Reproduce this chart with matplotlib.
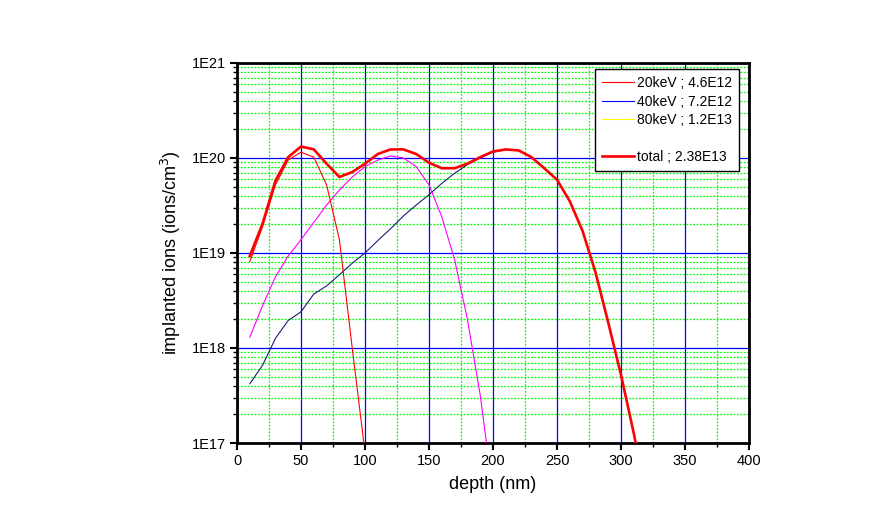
import matplotlib
matplotlib.use("Agg")
import matplotlib.pyplot as plt
import numpy as np
from matplotlib.lines import Line2D
from matplotlib.ticker import MultipleLocator, LogLocator, FuncFormatter, NullFormatter

plt.rcParams['font.family'] = ['Liberation Sans', 'DejaVu Sans']

# depth (nm)
depth_20 = [10, 20, 30, 40, 50, 60, 70, 80, 90, 100]
ions_20 = [8.1e18, 1.9e19, 5.2e19, 9.5e19, 1.15e20, 1.02e20, 5.2e19, 1.38e19, 1.0e18, 8e16]

depth_40 = [10, 20, 30, 40, 50, 60, 70, 80, 90, 100, 110, 120, 130, 140, 150, 160, 170, 180, 190, 200]
ions_40 = [1.3e18, 2.8e18, 5.6e18, 9.3e18, 1.38e19, 2.1e19, 3.2e19, 4.6e19, 6.3e19, 8.1e19,
           9.5e19, 1.05e20, 1.0e20, 8.1e19, 5.2e19, 2.4e19, 8.5e18, 2.0e18, 3.2e17, 3e16]

depth_80 = [10, 20, 30, 40, 50, 60, 70, 80, 90, 100, 110, 120, 130, 140, 150, 160,
            170, 180, 190, 200, 210, 220, 230, 240, 250, 260, 270, 280, 290, 300, 310, 320]
ions_80 = [4.2e17, 6.6e17, 1.26e18, 1.95e18, 2.4e18, 3.7e18, 4.5e18, 5.9e18, 7.8e18, 1.0e19,
           1.35e19, 1.8e19, 2.45e19, 3.2e19, 4.1e19, 5.4e19, 6.9e19, 8.5e19, 1.0e20, 1.15e20,
           1.22e20, 1.2e20, 1.02e20, 7.8e19, 5.9e19, 3.5e19, 1.7e19, 6.3e18, 1.86e18, 5.2e17,
           1.26e17, 2.5e16]

depth_tot = depth_80
ions_tot = [9.3e18, 2.04e19, 5.75e19, 1.02e20, 1.32e20, 1.23e20, 8.7e19, 6.3e19, 7.1e19, 8.7e19,
            1.10e20, 1.23e20, 1.23e20, 1.10e20, 8.9e19, 7.8e19, 7.8e19, 8.7e19, 1.02e20, 1.17e20,
            1.23e20, 1.20e20, 1.02e20, 7.8e19, 5.9e19, 3.5e19, 1.7e19, 6.3e18, 1.86e18, 5.2e17,
            1.26e17, 2.5e16]

legend_labels = ["20keV ; 4.6E12", "40keV ; 7.2E12", "80keV ; 1.2E13", "total ; 2.38E13"]

fig = plt.figure(figsize=(8.92, 5.15), dpi=100)
ax = fig.add_axes([0.2657, 0.1398, 0.574, 0.738])

ax.plot(depth_80, ions_80, color='#1c1c78', lw=0.8, zorder=3)
ax.plot(depth_40, ions_40, color='#ff00ff', lw=0.8, zorder=3)
ax.plot(depth_20, ions_20, color='#ff0000', lw=0.8, zorder=3)
ax.plot(depth_tot, ions_tot, color='#ff0000', lw=1.9, zorder=4)

ax.set_yscale('log')
ax.set_xlim(0, 400)
ax.set_ylim(1e17, 1e21)
ax.xaxis.set_major_locator(MultipleLocator(50))
ax.xaxis.set_minor_locator(MultipleLocator(25))
ax.yaxis.set_major_locator(LogLocator(base=10, numticks=10))
ax.yaxis.set_minor_locator(LogLocator(base=10, subs=np.arange(2, 10), numticks=20))
ax.yaxis.set_major_formatter(FuncFormatter(lambda v, p: "1E%d" % round(np.log10(v))))
ax.yaxis.set_minor_formatter(NullFormatter())

ax.set_axisbelow(True)
ax.grid(which='minor', color='#00ff00', linestyle=(0, (1.5, 1.2)), linewidth=0.9)
ax.grid(which='major', color='#0000ff', linestyle='-', linewidth=0.9)

for s in ax.spines.values():
    s.set_linewidth(2)
ax.tick_params(which='major', direction='out', length=5, width=1.5, labelsize=10.5, pad=3)
ax.tick_params(which='minor', direction='out', length=3, width=1)
ax.tick_params(top=False, right=False, which='both')

ax.set_xlabel("depth (nm)", fontsize=13, labelpad=6)
ax.set_ylabel("implanted ions (ions/cm$^3$)", fontsize=13, labelpad=6)

handles = [Line2D([], [], color='#ff0000', lw=0.8),
           Line2D([], [], color='#0000ff', lw=0.8),
           Line2D([], [], color='#ffff00', lw=0.8),
           Line2D([], [], color='none'),
           Line2D([], [], color='#ff0000', lw=1.9)]
labels = legend_labels[:3] + [" "] + legend_labels[3:]
leg = ax.legend(handles, labels, loc='upper left', bbox_to_anchor=(0.699, 0.984),
                borderaxespad=0, fontsize=10, handlelength=2.3, handletextpad=0.2,
                labelspacing=0.33, borderpad=0.5, fancybox=False, framealpha=1,
                edgecolor='black')
leg.get_frame().set_linewidth(1)
leg.set_zorder(10)

fig.savefig("out.png", dpi=100)
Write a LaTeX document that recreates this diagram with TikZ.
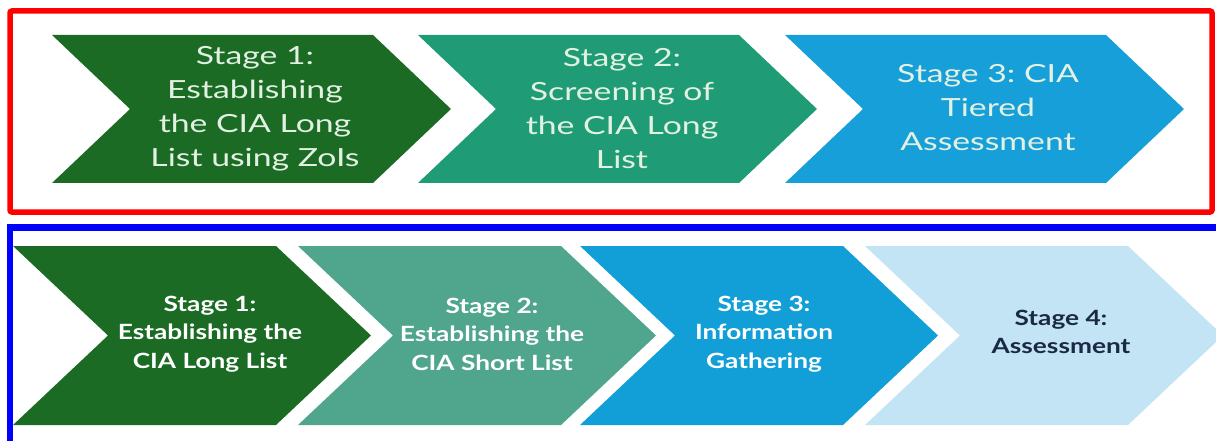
\documentclass[tikz,border=0pt]{standalone}
\usepackage{fontspec}
\newfontfamily\stagefont[FakeStretch=1.35]{Lato}
\newfontfamily\lowfont[FakeStretch=1.25]{Lato}
\frenchspacing
\definecolor{topone}{HTML}{1B6B25}
\definecolor{toptwo}{HTML}{1F9C75}
\definecolor{topthree}{HTML}{179FDA}
\definecolor{lowone}{HTML}{1B6B25}
\definecolor{lowtwo}{HTML}{50A68D}
\definecolor{lowthree}{HTML}{129ED6}
\definecolor{lowfour}{HTML}{C3E4F4}
\definecolor{paletext}{HTML}{E2F1E2}
\definecolor{navytext}{HTML}{1B2A44}
\tikzset{
  toptext/.style = {align=center, text=paletext, inner sep=0pt,
    font=\stagefont\fontsize{25}{34}\selectfont},
  lowtext/.style = {align=center, text=white, inner sep=0pt,
    font=\lowfont\bfseries\fontsize{21}{28.5}\selectfont},
  framebox/.style = {line width=5.5pt, rounded corners=2pt}
}

\begin{document}
\begin{tikzpicture}[x=1pt, y=-1pt]
  \useasboundingbox (0,0) rectangle (1216,441);
  \clip (0,0) rectangle (1216,441);
  % top row of stages
  \foreach \x/\col in {52/topone, 418/toptwo, 785/topthree}
    \fill[\col] (\x,35) -- ++(321,0) -- ++(78,74) -- ++(-78,74)
      -- ++(-321,0) -- ++(78,-74) -- cycle;
  \node[toptext] (topstage1) at (255,109) {Stage 1:\\Establishing\\the CIA Long\\List using ZoIs};
  \node[toptext] (topstage2) at (622,109) {Stage 2:\\Screening of\\the CIA Long\\List};
  \node[toptext] (topstage3) at (988,108) {Stage 3: CIA\\Tiered\\Assessment};
  \draw[red, framebox] (10,11) rectangle (1212,212);
  % bottom row of stages
  \foreach \x/\col in {13/lowone, 298/lowtwo, 580/lowthree, 865/lowfour}
    \fill[\col] (\x,246) -- ++(263,0) -- ++(95,89.5) -- ++(-95,89.5)
      -- ++(-263,0) -- ++(95,-89.5) -- cycle;
  \node[lowtext] (lowstage1) at (210,334) {Stage 1:\\Establishing the\\CIA Long List};
  \node[lowtext] (lowstage2) at (492,334) {Stage 2:\\Establishing the\\CIA Short List};
  \node[lowtext] (lowstage3) at (764,334) {Stage 3:\\Information\\Gathering};
  \node[lowtext, text=navytext] (lowstage4) at (1061,332) {Stage 4:\\Assessment};
  \draw[blue, line width=6.5pt] (1240,227.5) -- (10,227.5) -- (10,470);
\end{tikzpicture}
\end{document}
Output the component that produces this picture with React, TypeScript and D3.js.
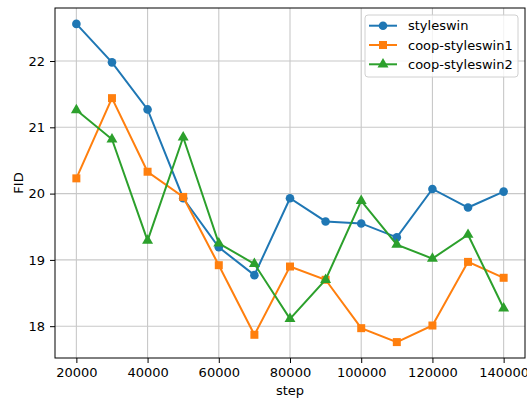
import React, { useEffect, useRef } from "react";
import * as d3 from "d3";

// training steps
const steps = [20000, 30000, 40000, 50000, 60000, 70000, 80000, 90000, 100000, 110000, 120000, 130000, 140000];

// FID per run
const styleswin = [22.56, 21.98, 21.27, 19.93, 19.19, 18.77, 19.93, 19.58, 19.55, 19.34, 20.07, 19.79, 20.03];
const coopStyleswin1 = [20.23, 21.44, 20.33, 19.95, 18.92, 17.87, 18.9, 18.7, 17.97, 17.76, 18.01, 18.97, 18.73];
const coopStyleswin2 = [21.26, 20.82, 19.29, 20.85, 19.25, 18.94, 18.11, 18.7, 19.89, 19.23, 19.02, 19.38, 18.27];

const xTicks = [20000, 40000, 60000, 80000, 100000, 120000, 140000];
const yTicks = [18, 19, 20, 21, 22];

const seriesNames = ["styleswin", "coop-styleswin1", "coop-styleswin2"];
const seriesColors = ["#1f77b4", "#ff7f0e", "#2ca02c"];
const seriesMarkers = ["circle", "square", "triangle"];

const W = 527;
const H = 399;
const margin = { top: 8, right: 2, bottom: 41, left: 55 };
const FONT = "DejaVu Sans, sans-serif";

const Chart: React.FC = () => {
    const ref = useRef<SVGSVGElement>(null);

    useEffect(() => {
        document.body.style.margin = "0";
        document.body.style.overflow = "hidden";

        const svg = d3.select(ref.current);
        svg.selectAll("*").remove();

        const width = W - margin.left - margin.right;
        const height = H - margin.top - margin.bottom;

        const allVals = [...styleswin, ...coopStyleswin1, ...coopStyleswin2];
        const yMin = d3.min(allVals)!;
        const yMax = d3.max(allVals)!;
        const yPad = (yMax - yMin) * 0.05;
        const xPad = (d3.max(steps)! - d3.min(steps)!) * 0.05;

        const x = d3
            .scaleLinear()
            .domain([d3.min(steps)! - xPad, d3.max(steps)! + xPad])
            .range([0, width]);
        const y = d3
            .scaleLinear()
            .domain([yMin - yPad, yMax + yPad])
            .range([height, 0]);

        const g = svg
            .append("g")
            .attr("transform", "translate(" + margin.left + "," + margin.top + ")");

        // grid
        g.append("g")
            .selectAll("line")
            .data(xTicks)
            .enter()
            .append("line")
            .attr("x1", (d) => x(d))
            .attr("x2", (d) => x(d))
            .attr("y1", 0)
            .attr("y2", height)
            .attr("stroke", "#c8c8c8")
            .attr("stroke-width", 1.1);
        g.append("g")
            .selectAll("line")
            .data(yTicks)
            .enter()
            .append("line")
            .attr("x1", 0)
            .attr("x2", width)
            .attr("y1", (d) => y(d))
            .attr("y2", (d) => y(d))
            .attr("stroke", "#c8c8c8")
            .attr("stroke-width", 1.1);

        // axes
        const xAxis = g
            .append("g")
            .attr("transform", "translate(0," + height + ")")
            .call(d3.axisBottom(x).tickValues(xTicks).tickFormat(d3.format("d")).tickSize(5).tickPadding(5));
        const yAxis = g
            .append("g")
            .call(d3.axisLeft(y).tickValues(yTicks).tickFormat(d3.format("d")).tickSize(5).tickPadding(5));
        [xAxis, yAxis].forEach((a) => {
            a.select(".domain").remove();
            a.selectAll("text")
                .attr("font-family", FONT)
                .attr("font-size", 13)
                .attr("fill", "#000");
            a.selectAll("line").attr("stroke", "#000").attr("stroke-width", 1);
        });

        // series
        const allSeries = [styleswin, coopStyleswin1, coopStyleswin2];
        const symbolFor = (m: string) =>
            m === "circle" ? d3.symbolCircle : m === "square" ? d3.symbolSquare : d3.symbolTriangle;
        const symbolSize = (m: string) => (m === "circle" ? 58 : m === "square" ? 64 : 52);

        allSeries.forEach((vals, i) => {
            const pts = steps.map((s, j) => [s, vals[j]] as [number, number]);
            const line = d3
                .line<[number, number]>()
                .x((d) => x(d[0]))
                .y((d) => y(d[1]));
            g.append("path")
                .datum(pts)
                .attr("d", line)
                .attr("fill", "none")
                .attr("stroke", seriesColors[i])
                .attr("stroke-width", 2);
            g.append("g")
                .selectAll("path")
                .data(pts)
                .enter()
                .append("path")
                .attr("transform", (d) => "translate(" + x(d[0]) + "," + y(d[1]) + ")")
                .attr("d", d3.symbol().type(symbolFor(seriesMarkers[i])).size(symbolSize(seriesMarkers[i]))()!)
                .attr("fill", seriesColors[i]);
        });

        // frame
        g.append("rect")
            .attr("width", width)
            .attr("height", height)
            .attr("fill", "none")
            .attr("stroke", "#000")
            .attr("stroke-width", 1);

        // axis labels
        svg.append("text")
            .attr("x", margin.left + width / 2)
            .attr("y", 395)
            .attr("text-anchor", "middle")
            .attr("font-family", FONT)
            .attr("font-size", 13)
            .text("step");
        svg.append("text")
            .attr("transform", "translate(23," + (margin.top + height / 2) + ") rotate(-90)")
            .attr("text-anchor", "middle")
            .attr("font-family", FONT)
            .attr("font-size", 13)
            .text("FID");

        // legend
        const leg = svg.append("g").attr("transform", "translate(365,15)");
        leg.append("rect")
            .attr("width", 153)
            .attr("height", 62)
            .attr("rx", 3)
            .attr("fill", "#fff")
            .attr("fill-opacity", 0.8)
            .attr("stroke", "#d0d0d0")
            .attr("stroke-width", 1);
        seriesNames.forEach((name, i) => {
            const cy = 10.7 + i * 19.3;
            leg.append("line")
                .attr("x1", 4)
                .attr("x2", 32)
                .attr("y1", cy)
                .attr("y2", cy)
                .attr("stroke", seriesColors[i])
                .attr("stroke-width", 2);
            leg.append("path")
                .attr("transform", "translate(18," + cy + ")")
                .attr("d", d3.symbol().type(symbolFor(seriesMarkers[i])).size(symbolSize(seriesMarkers[i]))()!)
                .attr("fill", seriesColors[i]);
            leg.append("text")
                .attr("x", 43)
                .attr("y", cy + 4.6)
                .attr("font-family", FONT)
                .attr("font-size", 13)
                .text(name);
        });
    }, []);

    return <svg ref={ref} width={W} height={H} style={{ display: "block" }}></svg>;
};

export default function App() {
    return <Chart />;
}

──────────

== EXERCISE ==
Find every line containing the word "React", then give the total and nothing more.

== RESPONSE TO THE TASK ==
3